Anderson held the Athletics at bay for six innings, although they had runners in scoring position in the first and fourth, the latter owing to Laureano’s two out leg double. In his stint on the mound, the lefty allowed four hits and struck out four. He issued a pair of passports and plunked one batter. He threw 93 pitches, 59 of them strikes. His successor was Andrew Wantz. Carlos Estevez handled the A’s in the ninth
Taylor Ward led off the fifth with a single to left center, and then Trout blasted his first rounder tripper of the year, a 434 foot shot to dead center, and Ohtani, not to be outdone, whacked Waldichuk’s next offering, an 80 mph sweeper, 447 feet into the second deck in right center field.
Bingo! In 6-0 in favor of Phil Nevin’s band of angels. Waldichuk lasted three batters into. the top of the sixth, David Fletcher’s two out fly to right was ruled, on review, to be a fair ball that resulted in a single. Zach Jackson came in to pitch and promptly gave up a single, a walk, and a wild pitch before getting Ohtani to swing and miss at an inning ending third strike.
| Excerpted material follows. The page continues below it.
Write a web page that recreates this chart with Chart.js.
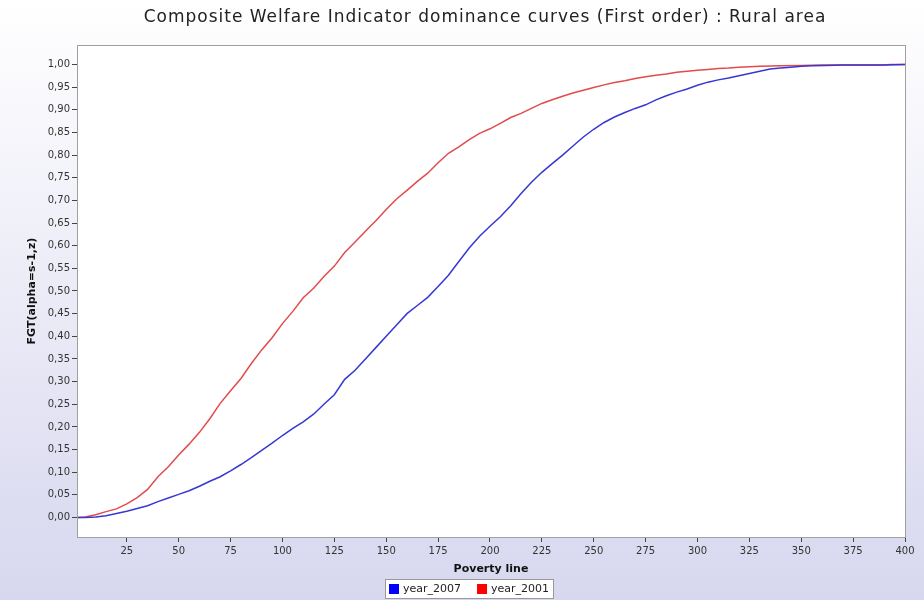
<!DOCTYPE html>
<html>
<head>
<meta charset="utf-8">
<script src="https://cdn.jsdelivr.net/npm/chart.js@4.4.0/dist/chart.umd.min.js"></script>
<style>
  html, body { margin: 0; padding: 0; background: #fff; }
  #wrap { width: 924px; height: 600px; }
</style>
</head>
<body>
<div id="wrap"><canvas id="myChart" width="924" height="600"></canvas></div>
<script>
// data
const seriesNames = ["year_2007", "year_2001"]
const seriesColors = ["rgb(55,55,210)", "rgb(225,75,75)"]

const povertyLine2007 = [1,5,10,15,20,25,30,35,40,45,50,55,60,65,70,75,80,85,90,95,100,105,110,115,120,125,130,135,140,145,150,155,160,165,170,175,180,185,190,195,200,205,210,215,220,225,230,235,240,245,250,255,260,265,270,275,280,285,290,295,300,305,310,315,320,325,330,335,340,345,350,355,362,370,380,390,400]
const fgt2007 = [0,0,0.001,0.004,0.009,0.014,0.02,0.026,0.035,0.043,0.051,0.059,0.069,0.08,0.09,0.103,0.117,0.132,0.148,0.164,0.181,0.197,0.211,0.228,0.25,0.271,0.305,0.325,0.35,0.375,0.4,0.425,0.45,0.468,0.486,0.51,0.535,0.565,0.595,0.621,0.643,0.664,0.688,0.715,0.74,0.762,0.781,0.8,0.82,0.84,0.857,0.872,0.884,0.894,0.903,0.911,0.922,0.931,0.939,0.946,0.954,0.961,0.966,0.97,0.975,0.98,0.985,0.99,0.992,0.994,0.996,0.997,0.998,0.999,0.999,0.999,1]

const povertyLine2001 = [1,5,10,15,20,25,30,35,40,45,50,55,60,65,70,75,80,85,90,95,100,105,110,115,120,125,130,135,140,145,150,155,160,165,170,175,180,185,190,195,200,205,210,215,220,225,230,235,240,245,250,255,260,265,270,275,280,285,290,295,300,305,310,315,320,325,330,340,350,360,375,390,393,400]
const fgt2001 = [0,0.001,0.006,0.013,0.019,0.03,0.044,0.062,0.09,0.112,0.138,0.162,0.188,0.218,0.252,0.28,0.307,0.34,0.37,0.397,0.428,0.455,0.485,0.506,0.532,0.555,0.585,0.608,0.632,0.655,0.68,0.703,0.722,0.742,0.76,0.783,0.804,0.818,0.834,0.848,0.858,0.87,0.883,0.892,0.903,0.914,0.922,0.93,0.937,0.943,0.949,0.955,0.96,0.964,0.969,0.973,0.976,0.979,0.983,0.985,0.987,0.989,0.991,0.992,0.994,0.995,0.996,0.997,0.998,0.999,0.999,0.999,1,1]

const xTicks = [25,50,75,100,125,150,175,200,225,250,275,300,325,350,375,400]
const yTicks = [0,0.05,0.1,0.15,0.2,0.25,0.3,0.35,0.4,0.45,0.5,0.55,0.6,0.65,0.7,0.75,0.8,0.85,0.9,0.95,1]

const titulo = "Composite Welfare Indicator dominance curves (First order) : Rural area"
const tituloX = "Poverty line"
const tituloY = "FGT(alpha=s-1,z)"

function puntos(xs, ys){
    return xs.map((x, i) => ({x: x, y: ys[i]}))
}

// background gradient, white plot area, frame, title and legend box
const fondo = {
    id: "fondo",
    beforeDraw(chart){
        const ctx = chart.ctx
        const g = ctx.createLinearGradient(0, 0, 0, chart.height)
        g.addColorStop(0, "#ffffff")
        g.addColorStop(1, "#d7d7ef")
        ctx.save()
        ctx.fillStyle = g
        ctx.fillRect(0, 0, chart.width, chart.height)
        const a = chart.chartArea
        ctx.fillStyle = "#ffffff"
        ctx.fillRect(a.left, a.top, a.right - a.left, a.bottom - a.top)
        ctx.restore()
    },
    afterDraw(chart){
        const ctx = chart.ctx
        const a = chart.chartArea
        ctx.save()
        ctx.strokeStyle = "#a0a0a0"
        ctx.lineWidth = 1
        ctx.strokeRect(a.left + 0.5, a.top + 0.5, a.right - a.left, a.bottom - a.top)

        // title, a little spaced out like the original
        ctx.font = "17px 'DejaVu Sans'"
        ctx.letterSpacing = "1px"
        ctx.fillStyle = "#222222"
        ctx.textAlign = "center"
        ctx.textBaseline = "middle"
        ctx.fillText(titulo, 485, 18)
        ctx.letterSpacing = "0px"

        ctx.font = "11px 'DejaVu Sans'"
        ctx.textAlign = "left"
        const box = 10, gap = 4, sep = 16
        let total = 0
        const widths = seriesNames.map(n => ctx.measureText(n).width)
        widths.forEach(w => total += box + gap + w)
        total += sep * (seriesNames.length - 1)
        const lw = Math.round(total + 8)
        const lh = 19
        const lx = 385
        const ly = 579
        ctx.fillStyle = "#ffffff"
        ctx.fillRect(lx, ly, lw, lh)
        ctx.strokeStyle = "#999999"
        ctx.strokeRect(lx + 0.5, ly + 0.5, lw, lh)
        let cx = lx + 4
        seriesNames.forEach((n, i) => {
            ctx.fillStyle = i == 0 ? "#0000ff" : "#ff0000"
            ctx.fillRect(cx, ly + 5, box, box)
            cx += box + gap
            ctx.fillStyle = "#222222"
            ctx.fillText(n, cx, ly + lh / 2 + 1)
            cx += widths[i] + sep
        })
        ctx.restore()
    }
}

const config = {
    type: "line",
    data: {
        datasets: [
            {
                label: seriesNames[0],
                data: puntos(povertyLine2007, fgt2007),
                borderColor: seriesColors[0],
                borderWidth: 1.5,
                pointRadius: 0,
                tension: 0,
                fill: false
            },
            {
                label: seriesNames[1],
                data: puntos(povertyLine2001, fgt2001),
                borderColor: seriesColors[1],
                borderWidth: 1.5,
                pointRadius: 0,
                tension: 0,
                fill: false
            }
        ]
    },
    options: {
        responsive: false,
        animation: false,
        layout: { padding: { left: 0, right: 19, top: 45, bottom: 20 } },
        plugins: {
            legend: { display: false },
            tooltip: { enabled: false },
            title: { display: false }
        },
        scales: {
            x: {
                type: "linear",
                min: 1,
                max: 400,
                afterBuildTicks: s => { s.ticks = xTicks.map(v => ({value: v})) },
                afterFit: s => { s.height = 43 },
                border: { color: "#909090" },
                grid: { drawOnChartArea: false, drawTicks: true, tickLength: 5, tickColor: "#444444" },
                ticks: {
                    color: "#333333",
                    padding: 3,
                    maxRotation: 0,
                    font: { family: "'DejaVu Sans'", size: 10 }
                },
                title: {
                    display: true,
                    text: tituloX,
                    color: "#111111",
                    font: { family: "'DejaVu Sans'", size: 11, weight: "bold" },
                    padding: { top: 0, bottom: 4 }
                }
            },
            y: {
                min: -0.043,
                max: 1.043,
                afterBuildTicks: s => { s.ticks = yTicks.map(v => ({value: v})) },
                afterFit: s => { s.width = 77 },
                border: { color: "#909090" },
                grid: { drawOnChartArea: false, drawTicks: true, tickLength: 5, tickColor: "#444444" },
                ticks: {
                    color: "#333333",
                    padding: 2,
                    font: { family: "'DejaVu Sans'", size: 10 },
                    callback: v => v.toFixed(2).replace(".", ",")
                },
                title: {
                    display: true,
                    text: tituloY,
                    color: "#111111",
                    font: { family: "'DejaVu Sans'", size: 11, weight: "bold" },
                    padding: { top: 26, bottom: 0 }
                }
            }
        }
    },
    plugins: [fondo]
}

const chartDOM = document.getElementById("myChart")
window.grafica = new Chart(chartDOM, config)
</script>
</body>
</html>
Waldichuk had gone 5–2/3 innings and surrendered six runs, all earned, on nine hits, three of them out of the park, a walk, a wild pitch, and a hit batter. He had three Ks to hi credit. 59 of hiw 96 pitches went into the record as strikes.
Jackson didn’t come out for the visitors’ seventh; that job fell to Adrián Martínez, recently recalled from Las Vegas. He had looked good in the early innings of his few starts in the Coliseum last year but always managed to fall apart as the game progressed. Using him in middle relief seemed a good idea, and it was. The righty from Mexicali allowed just one hit in three innings and fielded his position well, with two assists and a put out.
The win went to Anderson; the loss, to Waldichuk. There was no save.
The Cleveland Guardians come to town tomorrow. Monday’s game is a 6:40 start with the A’s James Kaprielian scheduled to start against fellow righty Zach Plesac for the Guardians.